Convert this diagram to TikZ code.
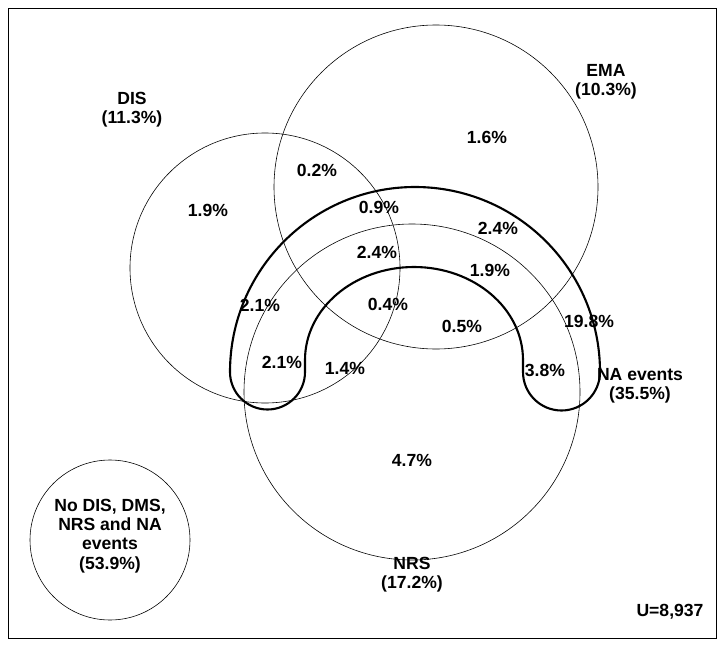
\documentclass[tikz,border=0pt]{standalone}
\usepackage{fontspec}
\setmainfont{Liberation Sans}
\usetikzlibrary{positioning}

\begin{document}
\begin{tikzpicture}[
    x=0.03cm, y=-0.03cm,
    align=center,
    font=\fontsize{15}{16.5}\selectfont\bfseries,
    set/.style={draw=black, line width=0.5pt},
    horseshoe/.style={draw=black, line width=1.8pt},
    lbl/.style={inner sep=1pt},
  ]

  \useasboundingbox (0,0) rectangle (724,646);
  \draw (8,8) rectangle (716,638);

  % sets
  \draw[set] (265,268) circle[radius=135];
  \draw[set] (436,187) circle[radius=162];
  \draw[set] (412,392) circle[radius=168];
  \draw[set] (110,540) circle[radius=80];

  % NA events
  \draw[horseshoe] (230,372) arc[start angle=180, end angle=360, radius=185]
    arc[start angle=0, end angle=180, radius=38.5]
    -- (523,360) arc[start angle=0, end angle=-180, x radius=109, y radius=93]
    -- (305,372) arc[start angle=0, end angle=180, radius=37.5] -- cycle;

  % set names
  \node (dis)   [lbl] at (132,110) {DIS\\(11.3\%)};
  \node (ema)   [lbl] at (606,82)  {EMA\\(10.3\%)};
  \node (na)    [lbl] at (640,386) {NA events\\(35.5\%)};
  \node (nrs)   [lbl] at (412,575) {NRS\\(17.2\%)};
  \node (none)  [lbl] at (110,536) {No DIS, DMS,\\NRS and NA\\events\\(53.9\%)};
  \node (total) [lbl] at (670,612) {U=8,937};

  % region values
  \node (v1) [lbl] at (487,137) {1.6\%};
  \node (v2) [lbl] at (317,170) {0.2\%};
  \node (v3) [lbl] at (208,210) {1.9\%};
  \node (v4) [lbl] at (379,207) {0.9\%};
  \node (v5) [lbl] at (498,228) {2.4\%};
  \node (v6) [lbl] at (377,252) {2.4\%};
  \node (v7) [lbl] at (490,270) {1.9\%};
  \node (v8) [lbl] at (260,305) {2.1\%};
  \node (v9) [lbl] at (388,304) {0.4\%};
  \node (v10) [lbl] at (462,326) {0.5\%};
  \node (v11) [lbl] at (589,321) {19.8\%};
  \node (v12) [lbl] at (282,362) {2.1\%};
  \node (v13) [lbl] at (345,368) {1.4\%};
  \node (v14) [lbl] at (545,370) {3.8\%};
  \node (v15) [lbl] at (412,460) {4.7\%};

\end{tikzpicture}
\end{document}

Task requirements:
Return only the lines from the start of the data through the line that contains "(8,8) rectangle (716,638);", please, copying them exactly and omitting all pictures.

Problem solution:
Convert this diagram to TikZ code.
\documentclass[tikz,border=0pt]{standalone}
\usepackage{fontspec}
\setmainfont{Liberation Sans}
\usetikzlibrary{positioning}

\begin{document}
\begin{tikzpicture}[
    x=0.03cm, y=-0.03cm,
    align=center,
    font=\fontsize{15}{16.5}\selectfont\bfseries,
    set/.style={draw=black, line width=0.5pt},
    horseshoe/.style={draw=black, line width=1.8pt},
    lbl/.style={inner sep=1pt},
  ]

  \useasboundingbox (0,0) rectangle (724,646);
  \draw (8,8) rectangle (716,638);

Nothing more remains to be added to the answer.